Cave of the Yellow Dog
What a treat the films of Byambasuren Davaa have turned out to be! Here she trades the desolate Gobi desert of her previous film Story of the Weeping Camel for the beautiful, rolling green hills of her native Western Mongolia. The story is as simple as the lifestyle of the family it observes. Nansal, the oldest child of a nomad family, finds a stray dog in the wilderness and brings it back home to the dismay of her parents. the dog turns out to be a bit of a nuisance, but when it saves the family's youngest child from harm, there's room in the clan for the furry one afterall. Nuggets of wisdom are dished out in earnestness throughout the movie. In one scene, the mother asks Nansal to pull the fingers back on her hand and try and bite her palm. When the child gives up in frustration, the mother says, "Just because you can see it, doesn't mean you can have it." It's simple honesty in a scene like that that makes Yellow Dog a pleasure to watch. If the story seems thin, it's because Davaa is less interested in plot than to capture on film the day-to-day life of a nomad family. Much of the film plays out in detail as the family members collect dung for fire, or milk the goats, or make and bundle cheese, and so on. Those with short attention spans will find their patience tested. Anybody else will be rewarded with this treasure of a movie.

Be Kind, Rewind
I really didn't understand what director Michel Gondry was going for in Be Kind, Rewind. The popularity of the (extremely) low-budget recreations of high-budget Hollywood Blockbusters suggests a skewering of the Studio Tent-Pole Machine. Yet, a community effort to create its own movie as a last-ditch effort to save an old man's obsolete business asks if these very movies can save. I found myself just kind of smiling through a lot of the film. the only big laugh comes from the ignorant Jack Black character as he's done up in Black Face. Mos Def earns my respect as an actor with his natural, effective performance. The biggest misstep is not allowing the audience to actually view the final product of these recreations (called "sweding" in the movie). However, a website after the end credits directs the curious to these mini-parodies. Never has the material been so suited for its director, and played out so flat on the screen.

10,000 B.C.
Understand, I had zero hopes or expectations going into this movie. My interest in seeing 10,000 B.C. stems from watching National Geographic or Jungle movies on TBS with my Dad on Sunday mornings growing up.

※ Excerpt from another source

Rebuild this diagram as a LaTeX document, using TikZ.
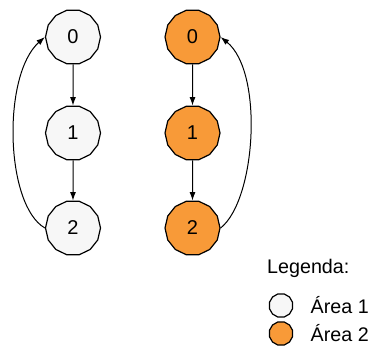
\documentclass[tikz,border=0pt]{standalone}
\usepackage{fontspec}
\setmainfont{Liberation Sans}
\usetikzlibrary{shapes.geometric,arrows.meta}
\definecolor{areaone}{RGB}{247,247,247}
\definecolor{areatwo}{RGB}{248,154,56}
\begin{document}
\begin{tikzpicture}[x=1pt,y=1pt,
  statenode/.style={regular polygon,regular polygon sides=14,minimum size=55pt,inner sep=0pt,draw=black,line width=1.2pt,font=\fontsize{20}{24}\selectfont},
  legnode/.style={regular polygon,regular polygon sides=12,minimum size=24pt,inner sep=0pt,draw=black,line width=1.2pt},
  legtext/.style={anchor=base west,inner sep=0pt,font=\fontsize{19.7}{24}\selectfont},
  edge/.style={line width=1pt,-{Latex[length=8.5pt,width=6pt]}}]
\useasboundingbox (0,0) rectangle (371,-347);
\node[statenode,fill=areaone] (l0) at (73,-37) {0};
\node[statenode,fill=areaone] (l1) at (73,-133) {1};
\node[statenode,fill=areaone] (l2) at (73,-228) {2};
\node[statenode,fill=areatwo] (r0) at (192.5,-37) {0};
\node[statenode,fill=areatwo] (r1) at (192.5,-133) {1};
\node[statenode,fill=areatwo] (r2) at (192.5,-228) {2};
\draw[edge] (l0) -- (l1);
\draw[edge] (l1) -- (l2);
\draw[edge] (r0) -- (r1);
\draw[edge] (r1) -- (r2);
\draw[edge] (l2.west) .. controls (5,-205) and (2,-75) .. (l0.west);
\draw[edge] (r2.east) .. controls (256,-200) and (264,-72) .. (r0.east);
\node[legtext] (leg) at (267,-273) {Legenda:};
\node[legnode,fill=areaone] (c1) at (281,-305.5) {};
\node[legnode,fill=areatwo] (c2) at (281,-333.5) {};
\node[legtext] (t1) at (310.5,-313) {Área 1};
\node[legtext] (t2) at (310.5,-341) {Área 2};
\end{tikzpicture}
\end{document}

I knew from the first time I saw the trailer that this was a movie he and I would get a kick out of. 10,000 B.C. is bad. Really bad. The story of the ordinary-boy-who-falls-for-the-hot-girl-who-gets-kidnapped-by-outsiders-so-he-must-rescue-her-and-learn-to-be-a-man-and-warrior has been so overdone through the history of cinema it's easy to call out plot points like a sixth sense. But story is not the reason to watch the movie. Roland Emmerich has made some incredibly trashy, bad films over the years. But he knows how to make trash look good, and spectacle is what his films are all about. I'm not recommending this movie by any means, but at the very least tune in for the Mammoth Stampede about 20-minutes in. Wooly CGI animals have never looked better!

Moloch
Aleksandr Sokurov would probably rate in my Top 5 filmmakers of all time. For my money, you just can't do better than the dream-like beauty and heartbreak of Father & Son and Mother & Son. And Russian Ark is an absolute wonder to watch as a filmmaker's film. In Moloch, It's 1942, and Adolph Hitler, Eva Braun, and friends the Goebbels' and Martin Bormann arrive at a mountainous castle retreat to relax and get away from their political lives. The group wanders, and eat, and drink, and talk, and argue, and wander some more. Moloch is Sokurov's most accessible film, yet my least favorite of his I've seen thus far. The story is told pretty straightforward with very little of his visual tricks which I adored from his other films. The script is disjointed at times, but doesn't seem as cryptic as his later work. Sokurov believes in film as art; something to simply exist, and evoke emotion, and never to pander to audience expectation. Considering the the subject, however, I just wonder why "art" has to be this uninteresting.